Allie and Henry tiptoe to their bedroom to do schoolwork. Memories of having the apartment to themselves after school are still fresh; when they could watch TV, run the blender to make smoothies, build LEGO cities on the living room carpet—activities all now forbidden.

“I’m so tired of Mom taking up the living room,” Allie says to Henry. “I’m sick of crawling around and being quiet. I’m sick of Mr. Kahlil and his plans and strategies. I’m sick of the strange voices. It’s like people have moved in, but they don’t eat with us or help with the chores. It’s like living with a bunch of ghosts.”

The twins are resilient, though, and they soon hatch a plan to save their pocket money to buy their mother headphones from the local thrift store. That will solve some of the new restrictions at home. They’ve picked up clues from their mom’s work conversations for solving problems and setting goals as they check out prices and plan how to budget for the cost.
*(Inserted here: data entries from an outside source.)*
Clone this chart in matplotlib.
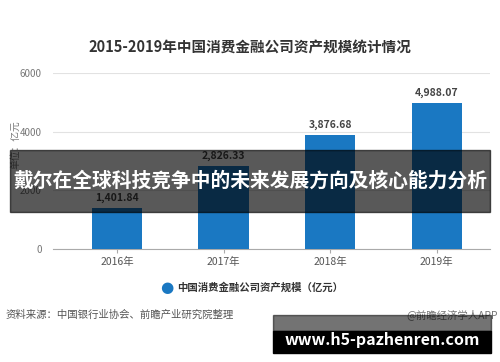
import matplotlib.pyplot as plt
from matplotlib.patches import Rectangle

plt.rcParams['font.family'] = ['Noto Sans CJK SC', 'DejaVu Sans']

years = ['2016年', '2017年', '2018年', '2019年']
values = [1401.84, 2826.33, 3876.68, 4988.07]
yticks = [0, 2000, 4000, 6000]

title = '2015-2019年中国消费金融公司资产规模统计情况'
legend_label = '中国消费金融公司资产规模（亿元）'
source = '资料来源：中国银行业协会、前瞻产业研究院整理'
brand = '@前瞻经济学人APP'
overlay = '戴尔在全球科技竞争中的未来发展方向及核心能力分析'
site = 'www.h5-pazhenren.com'

fig = plt.figure(figsize=(5, 3.62), dpi=100)
ax = fig.add_axes([0.106, 0.312, 0.874, 0.486])

x = range(len(years))
bars = ax.bar(x, values, width=0.47, color='#1a78c2', zorder=3)
for xi, v in zip(x, values):
    ax.text(xi, v + 180, f'{v:,.2f}', ha='center', va='bottom',
            fontsize=7.5, fontweight='bold', color='#444444')

ax.set_xlim(-0.6, 3.5)
ax.set_ylim(0, 6000)
ax.set_yticks(yticks)
ax.set_yticklabels([str(t) for t in yticks], fontsize=7, color='#777777')
ax.set_xticks(list(x))
ax.set_xticklabels(years, fontsize=7.5, color='#555555')
ax.grid(axis='y', color='#e2e2e2', linewidth=0.8, zorder=0)
for s in ['top', 'right', 'left']:
    ax.spines[s].set_visible(False)
ax.spines['bottom'].set_color('#aaaaaa')
ax.tick_params(axis='y', length=0, pad=8)
ax.tick_params(axis='x', length=3, color='#aaaaaa', pad=3)

fig.text(0.5, 0.87, title, ha='center', va='center', fontsize=10.5,
         fontweight='bold', color='#333333')
fig.text(0.03, 0.6, '单位：亿元', rotation=90, ha='center', va='center',
         fontsize=7, color='#777777')

# legend
fig.text(0.334, 0.205, '●', ha='center', va='center', fontsize=11,
         color='#1a78c2', family=['DejaVu Sans'])
fig.text(0.354, 0.205, legend_label, ha='left', va='center', fontsize=7.5,
         fontweight='bold', color='#333333')

fig.text(0.012, 0.132, source, ha='left', va='center', fontsize=7.5, color='#555555')
fig.text(0.995, 0.132, brand, ha='right', va='center', fontsize=7.5, color='#777777')

# dark overlay band with headline
fig.patches.append(Rectangle((0.02, 1 - 212 / 362), 0.96, 62 / 362,
                             transform=fig.transFigure, color='black',
                             alpha=0.65, zorder=10))
fig.text(0.5, 1 - 181 / 362, overlay, ha='center', va='center', fontsize=14.2,
         fontweight='bold', color='white', zorder=11)

# site box
fig.patches.append(Rectangle((273 / 500, 1 - 331 / 362), 218 / 500, 16 / 362,
                             transform=fig.transFigure, color='black',
                             alpha=0.55, zorder=10))
fig.patches.append(Rectangle((273 / 500, 1 - 353 / 362), 218 / 500, 22 / 362,
                             transform=fig.transFigure, color='black', zorder=10))
fig.text(382 / 500, 1 - 340 / 362, site, ha='center', va='center', fontsize=11.5,
         fontweight='bold', color='white', zorder=11)

fig.savefig('out.png', dpi=100)
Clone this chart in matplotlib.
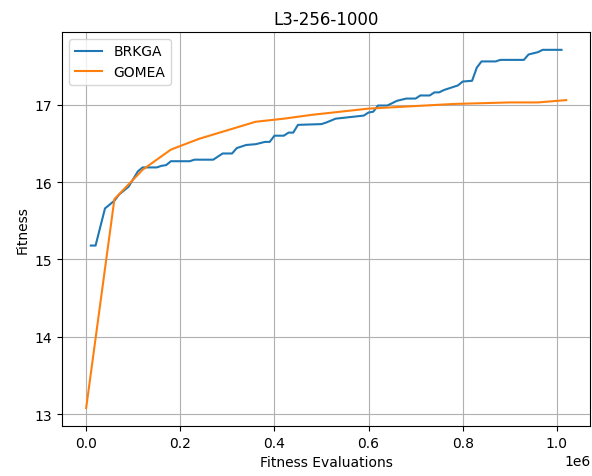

Then, while washing their clothes in the basement laundry one day, they stumble upon an unused locked room, which they look at through a keyhole. It’s an old coal storage room no longer in use after the heritage building in which they live stopped using coal for heating purposes. Allie and Henry immediately begin brainstorming a way to secretly turn it into an office for their mother as a surprise.

It takes a lot of scheming to overcome the challenge of turning the dusty, dirty room into a suitable work space. Allie and Henry find a way around all the challenges, such as the building owner wanting $50 a month in rent for the room. Along the way, they are helped by other people in the building including the fastidious 32-year-old building superintendent and a grandmotherly neighbour named Olive.

Award-winning Sara Cassidy creates a cast of believable people and life situations in this captivating tale. The Secret Office is part of the Orca Echoes series with character-building themes and school curriculum tie-ins.